Dr Ian Hall co-authored the paper discussed, which was not made public until June 19.

The University of Manchester academic said concerns around staff movement should have been made public as soon as possible and that, given capacity issues, he believes staff should have been prioritised for testing over symptomatic residents.

But he said: “What we weren’t aware of at the time back in April and May was the complexity of the staffing situation, and so one of the concerns was, I know, ‘if we go too hard on the potential for staff being a vehicle for transmission, then a lot of staff might be absent and that might affect the care needs of the otherwise healthy but vulnerable residents’.

“So it’s a very delicate balancing act between trying to limit infection introduction and ensuring care is still provided.”

MHA, a UK care home provider, said mistakes must not be repeated and called for more funding, regular tests and “no slip ups or delays”.

Chief Executive Sam Monaghan said: “What this analysis does is confirm that during the peak of the virus the sector, despite following all of the best infection control measures, were not supported with what turned out to be the additional critical tools we needed to manage the spread of the virus.”

Unison senior national officer Gavin Edwards said social care must be treated as an “essential public service” with pay and workforce conditions prioritised, to avoid a repeat of the first wave.

He said: “Social care workers are often paid poverty wages, employed on zero hours contracts and given no sick pay. In addition, many have faced a massive drop in income if they follow guidance and self-isolate. This clearly helped to drive infection rates in the sector.”
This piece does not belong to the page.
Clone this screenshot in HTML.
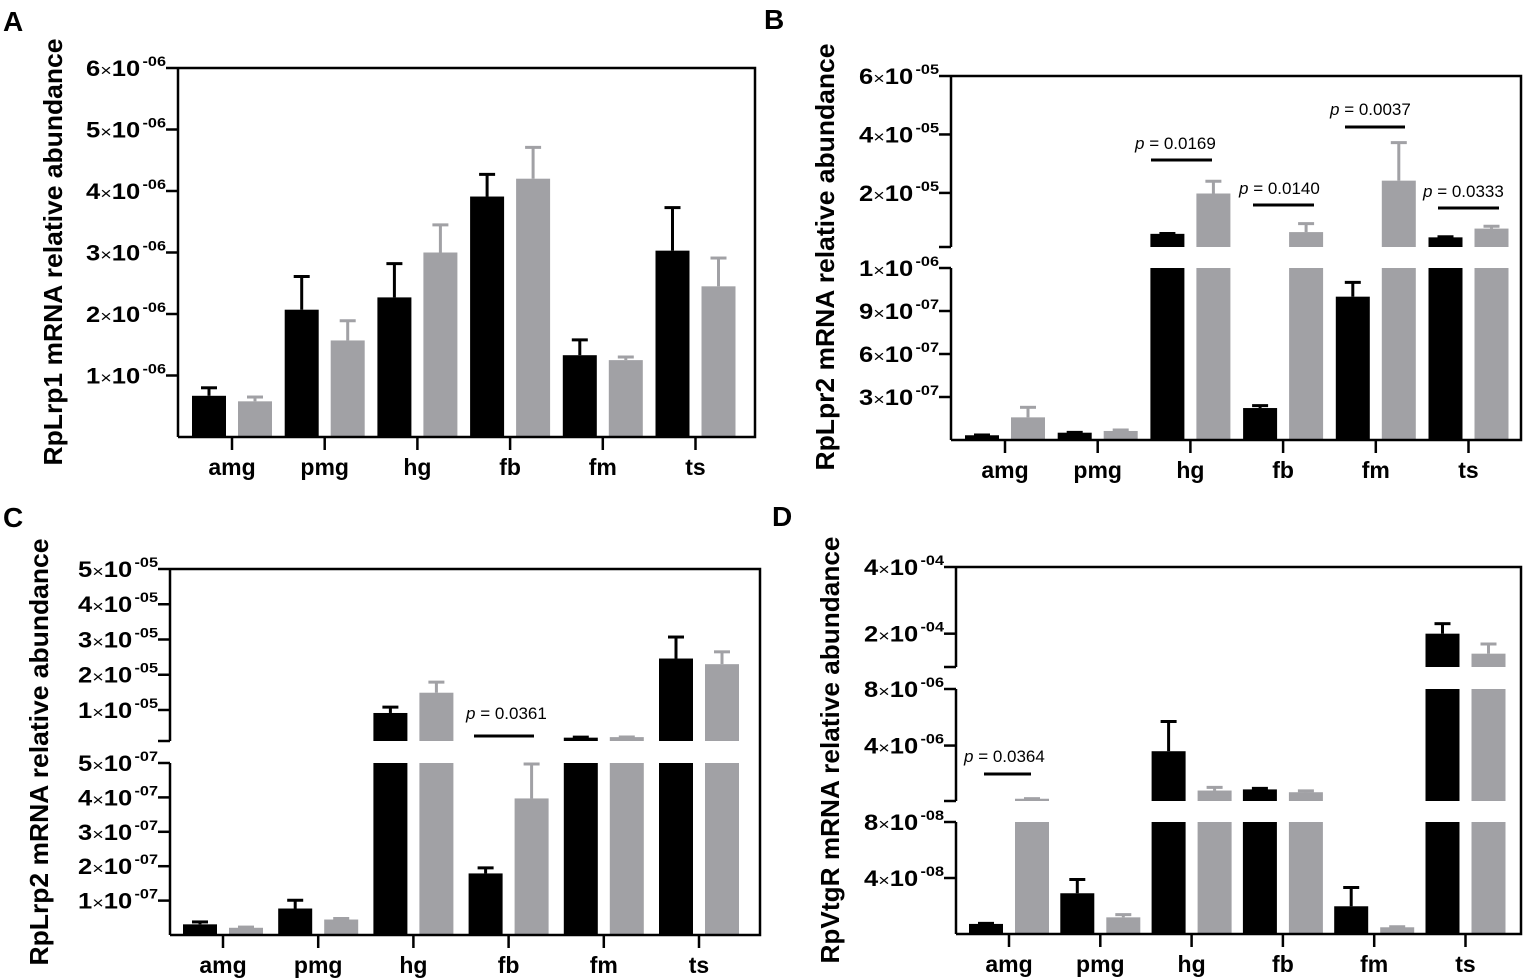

A Department for Health and Social Care spokesperson said: “We have been doing everything we can to ensure care home residents and staff are protected, including testing all residents and staff, provided 200 million items of PPE, ring-fenced £600 million to prevent infections in care homes and made a further £3.7 billion available to councils to address pressures caused by the pandemic – including in adult social care.

“As a result of actions taken, almost 60% of England’s care homes have had no outbreak at all and the proportion of coronavirus deaths in care homes is lower in England than many other European countries.”